Leigh Zimmerman is an American actress, singer and dancer. She has appeared on Broadway in The Will Rogers Follies, Crazy for You and A Funny Thing Happened on the Way to the Forum with Nathan Lane and created the role of Go-To-Hell-Kitty in the 1996 Broadway production of Chicago The Musical. Leigh is also known for London's West End productions of The Seven Year Itch, Chicago, role of Velma Kelly, Contact, role of The Girl in the Yellow Dress, The Producers, role of Ulla and A Chorus Line, role of Sheila, for which she won an Olivier Award in 2013.

Career 
In 1992, she had a minor but memorable role in Home Alone 2: Lost in New York.

In 2002, she was asked to work for the second time with director Susan Stroman to create for the West End the role of The Girl in the Yellow Dress in Contact, once again at the Queens Theatre.

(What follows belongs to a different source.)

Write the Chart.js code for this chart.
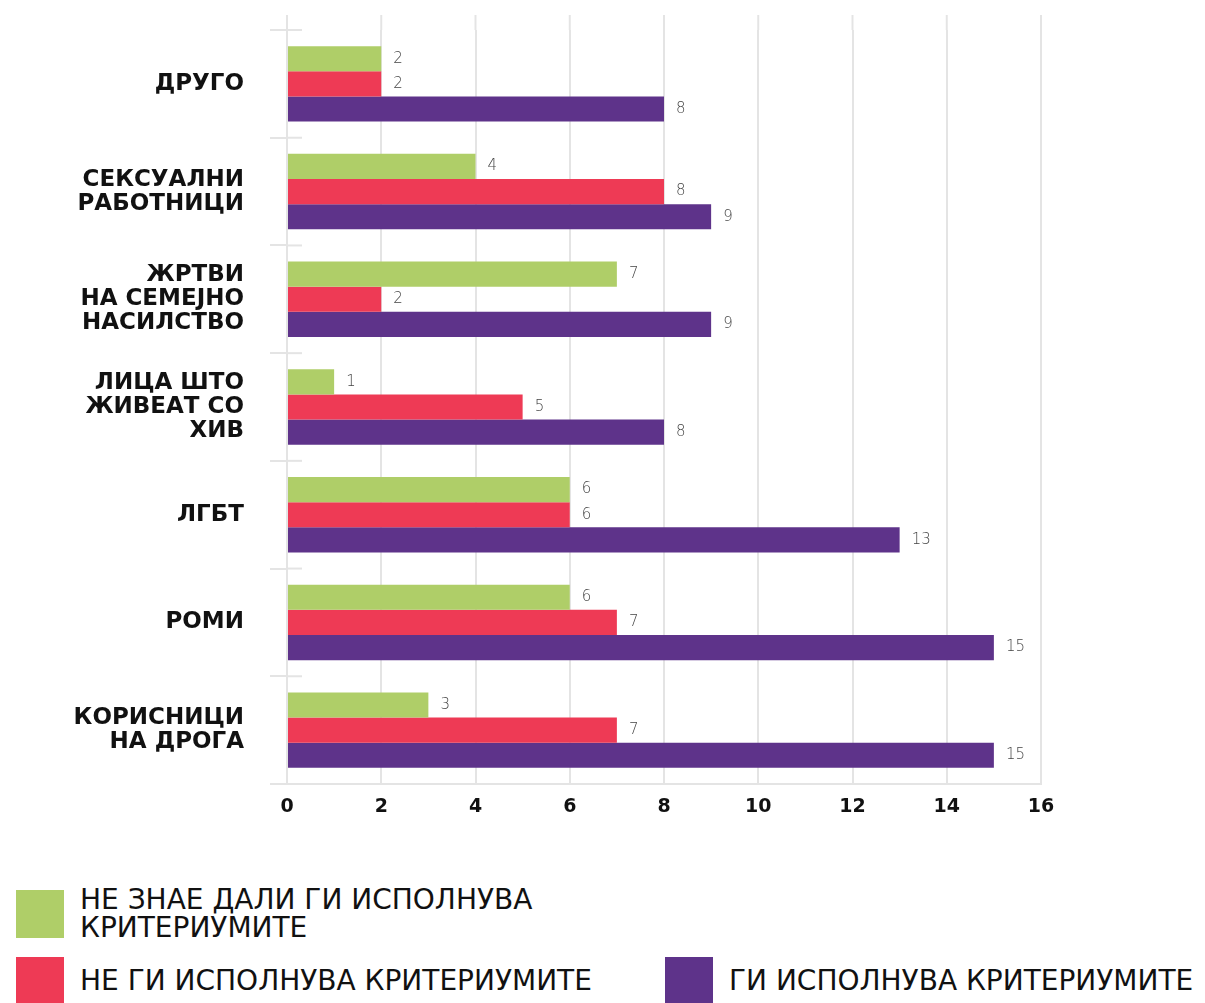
<!DOCTYPE html>
<html>
<head>
<meta charset="utf-8">
<script src="https://cdn.jsdelivr.net/npm/chart.js@4.4.1/dist/chart.umd.min.js"></script>
<style>
    body { margin: 0; background: #fff; }
    .wrap { position: relative; width: 1205px; height: 1003px; overflow: hidden; font-family: "DejaVu Sans", sans-serif; }
    .chartbox { position: absolute; left: 0; top: 0; width: 1205px; height: 830px; }
    .legitem { position: absolute; display: flex; align-items: center; }
    .legitem .sw { width: 48px; height: 48px; flex: none; }
    .legitem .txt { margin-left: 16px; font-size: 28px; line-height: 28px; color: #111; }
</style>
</head>
<body>
<div class="wrap">
    <div class="chartbox"><canvas id="myChart"></canvas></div>
    <div id="legend"></div>
</div>
<script>
// kategorii (odozgora nadolu)
const categories = ['ДРУГО', ['СЕКСУАЛНИ', 'РАБОТНИЦИ'], ['ЖРТВИ', 'НА СЕМЕЈНО', 'НАСИЛСТВО'], ['ЛИЦА ШТО', 'ЖИВЕАТ СО', 'ХИВ'], 'ЛГБТ', 'РОМИ', ['КОРИСНИЦИ', 'НА ДРОГА']];
const seriesNames = ['НЕ ЗНАЕ ДАЛИ ГИ ИСПОЛНУВА КРИТЕРИУМИТЕ', 'НЕ ГИ ИСПОЛНУВА КРИТЕРИУМИТЕ', 'ГИ ИСПОЛНУВА КРИТЕРИУМИТЕ'];
const dontKnow = [2, 4, 7, 1, 6, 6, 3];
const notMeeting = [2, 8, 2, 5, 6, 7, 7];
const meeting = [8, 9, 9, 8, 13, 15, 15];
const xTicks = [0, 2, 4, 6, 8, 10, 12, 14, 16];
const colors = ['#AFCE68', '#EE3A55', '#5E338A'];

const gridColor = '#e4e4e4';

// brojki pokraj stolbovite
const valueLabels = {
    id: 'valueLabels',
    afterDatasetsDraw(chart) {
        const ctx = chart.ctx;
        ctx.save();
        ctx.font = '300 15px "DejaVu Sans"';
        ctx.fillStyle = '#444';
        ctx.textAlign = 'left';
        ctx.textBaseline = 'middle';
        chart.data.datasets.forEach(function (ds, i) {
            chart.getDatasetMeta(i).data.forEach(function (bar, j) {
                ctx.fillText(ds.data[j], bar.x + 12, bar.y);
            });
        });
        ctx.restore();
    }
};

// crtickite megju kategoriite + mrezata malku nad grafikot
const sepTicks = {
    id: 'sepTicks',
    afterDraw(chart) {
        const y = chart.scales.y;
        const x = chart.scales.x;
        const top = chart.chartArea.top;
        const ctx = chart.ctx;
        ctx.save();
        ctx.strokeStyle = gridColor;
        ctx.lineWidth = 2;
        for (let i = 0; i < categories.length; i++) {
            const py = y.getPixelForValue(i - 0.5);
            ctx.beginPath();
            ctx.moveTo(y.right, py);
            ctx.lineTo(y.right + 15, py);
            ctx.stroke();
        }
        xTicks.forEach(function (v) {
            const px = x.getPixelForValue(v);
            ctx.beginPath();
            ctx.moveTo(px, top - 15);
            ctx.lineTo(px, top);
            ctx.stroke();
        });
        ctx.restore();
    }
};

const ctx = document.getElementById('myChart').getContext('2d');
const myChart = new Chart(ctx, {
    type: 'bar',
    data: {
        labels: categories,
        datasets: [
            { label: seriesNames[0], data: dontKnow, backgroundColor: colors[0] },
            { label: seriesNames[1], data: notMeeting, backgroundColor: colors[1] },
            { label: seriesNames[2], data: meeting, backgroundColor: colors[2] }
        ]
    },
    options: {
        indexAxis: 'y',
        responsive: true,
        maintainAspectRatio: false,
        animation: false,
        categoryPercentage: 0.7,
        barPercentage: 1.0,
        layout: { padding: { top: 30, right: 164, left: 0, bottom: 0 } },
        plugins: {
            legend: { display: false },
            tooltip: { enabled: false }
        },
        scales: {
            x: {
                min: 0,
                max: 16,
                afterBuildTicks: function (scale) {
                    scale.ticks = xTicks.map(v => ({ value: v }));
                },
                afterFit: function (scale) { scale.height = 46; },
                grid: { color: gridColor, lineWidth: 2, drawTicks: false },
                border: { color: gridColor, width: 2 },
                ticks: {
                    padding: 12,
                    color: '#111',
                    font: { family: '"DejaVu Sans"', size: 19, weight: 'bold' }
                }
            },
            y: {
                afterFit: function (scale) {
                    scale.width = 287;
                    scale.paddingTop = 0;
                    scale.paddingBottom = 0;
                },
                grid: { drawOnChartArea: false, drawTicks: true, tickLength: 17, color: gridColor, lineWidth: 2, offset: true },
                border: { color: gridColor, width: 2 },
                ticks: {
                    padding: 26,
                    color: '#111',
                    font: { family: '"DejaVu Sans"', size: 23, weight: 'bold', lineHeight: 1.04 }
                }
            }
        }
    },
    plugins: [valueLabels, sepTicks]
});

// legenda
const legendPos = [
    { left: 16, top: 886 },
    { left: 16, top: 957 },
    { left: 665, top: 957 }
];
const legendTexts = ['НЕ ЗНАЕ ДАЛИ ГИ ИСПОЛНУВА<br>КРИТЕРИУМИТЕ', seriesNames[1], seriesNames[2]];
const legendEl = document.getElementById('legend');
legendTexts.forEach(function (t, i) {
    const item = document.createElement('div');
    item.className = 'legitem';
    item.style.left = legendPos[i].left + 'px';
    item.style.top = legendPos[i].top + 'px';
    item.innerHTML = `<div class="sw" style="background:${colors[i]}"></div><div class="txt">${t}</div>`;
    legendEl.appendChild(item);
});
</script>
</body>
</html>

During that time, Leigh completed feature film work on Proof with Gwyneth Paltrow and Anthony Hopkins, Red Light Runners with Harvey Keitel, The Defender with Dolph Lundgren, and Submerged with Steven Seagal.

In 2004, Leigh was asked to play the role of Miriam in the controversial play Three on A Couch by the Nobel Prize winning scientist Carl Djerassi, and worked closely with him to shape the play for the legendary London fringe theatre, The Kings Head.
Leigh then starred as Leslie Peters in the television docudrama Small Pox: Silent Weapon for the FX Channel and as Tamsin Reed on BBC's Doctors.
Leigh was thrilled when she was asked to create the role of Ulla in London's West End Production of The Producers, and her portrayal earned her an Olivier Award Nomination for Best Leading Actress in 2004.

During her run as Ulla in London from 2004 to 2006, Leigh accepted leading roles in several more highly acclaimed film and television projects. She played the English double agent, Helen Harlow, alongside Brian Cox, in ITV's The Outsiders. She starred as the Scottish police sergeant, Sergeant Beasley, in the BBC hit comedy Feel the Force. She also had a leading role as the American desperate housewife, Megan, in Ben Elton's comedy series Blessed for the BBC.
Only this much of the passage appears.